Дуновение из-за кулис. Записки драматурга - страница 2

стр.

(У Чехова, другого своего кумира, я, конечно, не находил таких признаний, лишь опосредованно – через Тригорина.) Уильямс питал мое драматургическое великовозрастное младенчество. Я читал его постоянно – про себя и вслух. Я даже ел ежедневно «яичницу по-бирмингемски», с рецептом которой каждый может ознакомиться в пьесе «Несъедобный ужин». Но не это помогало мне в присвоении жанра, а прежде всего, ощущение вошедшей в меня способности переживать чужое несчастье, переживать настолько обостренно, что при мысли об этом судорогой сжимало горло и выступали слезы на глазах. Рабочая тетрадь хранит такие записи за эти годы:

Диссертант из провинции заказал банкет на 26 человек, а явилось 12. Лица на нем не было.

В поезд вошла старуха проводить дочь, а выйти не может – из двери напирают. Так и поехала до Малой Вишеры. Плачет. А возвращаться как?

Из электрички вышла женщина с больным мальчиком на руках – поставила. У него сухие ноги-тростиночки в чулках. Глаза привычно грустные. Все пошли по перрону, а они чего-то ждут. Вдруг увидел под ногами пустую жестянку – кое-как пнул, хоть и пошатнулся.

В тоннеле малыш вывалился из коляски. Прохожие ругают мать. Оба плачут.

Всем им сострадаю, нет-нет, да вспомню. Есть поважнее вещи, я знаю, да куда ж ты их денешь.

Особенно чувствительны были несчастия в фазе отчаяния, необратимого крушения, невозвратной потери, что, собственно, я лично и переживал. Позже, внедряясь в замысел, проникая воображением в душевную смуту своих героев, именно по этой реакции (горловой спазм, подступившие слёзы) я определял, в правильном ли направлении двигаюсь. (А еще сигнал – описанная некоторыми литераторами внезапная мелкая дрожь, как при ознобе.) Но это ваше личное дело – глубина и изощренность сопереживания, профессия держится не только на этом.

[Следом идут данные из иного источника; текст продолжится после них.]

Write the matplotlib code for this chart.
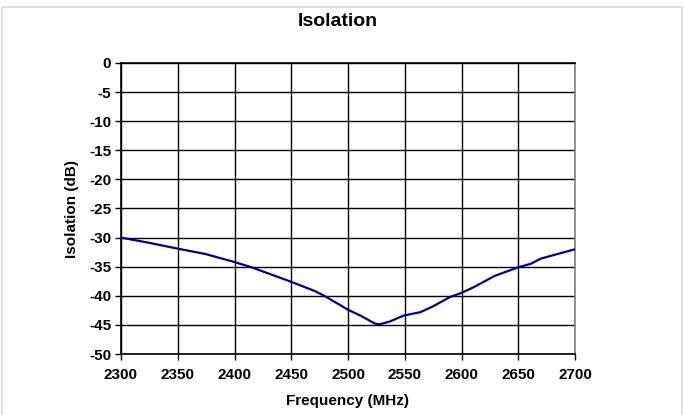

Как-то я отвечал на анкету журнала «Театр», посвященную психологии литературного творчества. «Должен ли драматург обладать какими-то особенными качествами характера в отличие от поэта или прозаика?» – спрашивал журнал. Я уверенно ответил: конечно, должен! Драматург, на мой взгляд, в душе – азартный игрок. Пусть не поймут меня превратно, я не имею в виду ни преферанс, ни бега, ни даже шахматы. Лично я ни во что не играю. Я боюсь в это ввязываться. Однажды, спустив тормоза, я проиграл в канасту двадцать два дня подряд – весь срок, на который приехал в дом творчества «Комарово». Партнерами были Вадим Нечаев и Валерий Попов, мы садились с утра, подначивая друг друга, и заканчивали к вечеру, полностью опустошенные. Больше я себе расслабляться не позволял и от игроков держался подальше. Но пьеса – другое дело. Ее параметры в сценическом пространстве и времени, неуклонное движение вперед с беспощадной силой распрямляющейся пружины обязывает накалить самовозбуждение до такой степени, так распределить силы, настолько быть отстраненным от собственных заблуждений и слабостей, воспаряя над ними, чтобы в финале был выигрыш. Имя ему – катарсис. Пьеса – это игра в игру.

Драматург, как я понимаю, по своей природе или, пускай, по воспитанию должен быть диалектиком, спорщиком, полемистом, хотя бы с самим собой. Я не считаю себя человеком вздорным, готовым спорить из-за любого пустяка. Но это факт, что из чувства противоречия я наделал в своей жизни массу нелепых поступков, оттолкнул от себя многих людей, порядочно попортил нервы близким. Лучше уж заниматься этим в драматургии.

Люблю острый конфликт, когда доводишь своих героев (и сам с ними доходишь!) до края и с ужасом глядишь вниз, в эту пропасть, и на краю ее, подобно цирковому эквилибристу, еще балансируешь к ужасу зрителей. Люблю диалогическую форму, когда из безобидных вроде бы фраз вызревает, рождается мощная сшибка страстей. Люблю слово, за которым таится и второе, и третье значение.

Кроме того, мне по складу темперамента нужен, по возможности, очевидный и скорый результат. Театр дает его, книга нет. Выпустишь книгу – и нет человека несчастней тебя. Она где-то там зажила самостоятельно, а ты не знаешь, как – живет или мыкается, в те ли руки попала, что о ней говорят. То ли дело спектакль: отклик – здесь и сейчас! (Правда, я ухитрялся чувствовать себя несчастным и после премьеры, прошедшей с успехом во МХАТе.)